Biden's best shot in the coming days will be to win Iowa, probably on the backs of people like Amy Klobuchar & Pete Buttigieg failing to get to 15%.  There's a sense of irony that Mike Bloomberg reportedly got into the presidential race to stop Sanders/Warren and help a candidate like him (say, Joe Biden) come out on-top and it's possible he'll cost Biden in the long-run.  A win in Iowa (by virtually any margin) would be a huge blessing for the Biden camp, giving them momentum against the inevitable Sanders win, and when both Klobuchar & Buttigieg drop out, he has the chips there to potentially sweep up support from the anyone-but-Sanders camp that got Hillary a victory in 2020.  But, again, the media makes it almost impossible for someone to win the nomination without taking either Iowa or New Hampshire-if Sanders wins both, it's going to be a steep uphill climb to stop him.
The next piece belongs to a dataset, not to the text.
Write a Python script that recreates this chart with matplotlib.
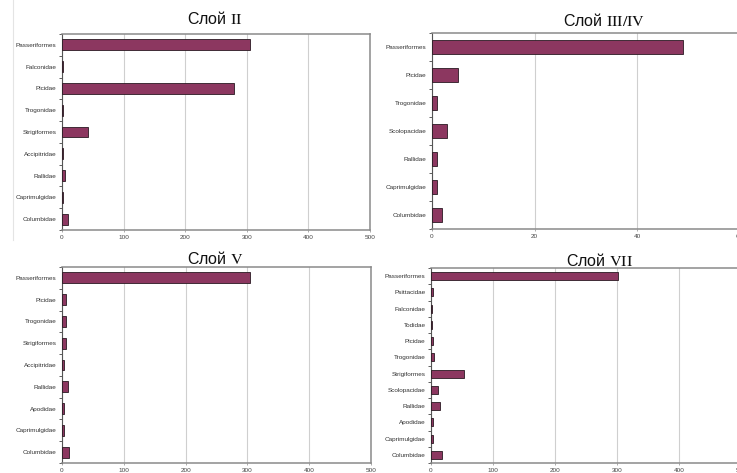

I don't like Bernie Sanders.  That has been apparent on this blog for years, and while I try to keep my political leanings out of my elections prognostications (suffice it to say, it brings me no pleasure to state that I think Bernie Sanders will be the nominee in 2020 unless something happens in Iowa), I'm not going to end this without some sort of commentary on this subject, as I think you can have opinions without it impacting how you predict an election will turn out.  I think Sanders will lose to Trump.  People like to make arguments stating that someone like Sanders can "bring out voters," but history does not bare that out.  Pretty much every candidate in American political history who claimed they could "bring out new voters" has failed, frequently spectacularly, and Bernie Sanders has not shown the growing appeal of someone who will buck such a trend.  I live and grew up the Midwest.  A 79-year-old Socialist from Vermont is going to lose Minnesota, not to mention of course Wisconsin, Michigan, Florida, and Arizona.  Throw in the fact that he recently had a heart attack, and so his health will be under constant surveillance throughout the campaign (it is appalling, and a good indication that he lacks the bearing to be president, that Sanders didn't drop out after the heart attack, basically declaring himself "too important" to put the issues he stands for before himself-a staggering act of hubris, something I'd expect from Trump).  Trump is hated by a large swath of the country, but as Boris Johnson bore out last year, you don't have to be loved, you just have to be hated less than the other guy.  And Bernie Sanders seems an awful lot like Jeremy Corbyn to me.

Joe Biden wasn't my first choice.  I admire his career and his contributions to this country, but I wanted a new voice to lead the party and the nation.  I preferred Harris or Gillibrand or O'Rourke or Inslee.  I think Amy Klobuchar would be a better nominee, and I think Elizabeth Warren would be a better president.  But it's clear at this point it's either Biden or Sanders or throw your vote to someone who has no chance of being the nominee, and I don't believe in protest-voting when the stakes are this high.  I'm endorsing Joe Biden because polls and his policies show he can win, and not only win, but give the Democrats a real chance at winning the Senate and holding the House.  That's why countless incumbent congressional Democrats in tough races (Doug Jones, Abby Finkenauer, Conor Lamb, Elaine Luria, Tom Malinowski) have all gotten behind him-he's the best chance we have of keeping them in office, and as Mitch McConnell has proven, you need to control both chambers of Congress to get anything done.  I want to win and I don't believe in casting protest votes when it matters.  So Biden is my candidate by default.

It's going to be Sanders or Biden in 2020.  The nation had the opportunity to go a newer path, but they declined the opportunity to do so.  If you share my concerns about Bernie Sanders, I urge you to choose accordingly.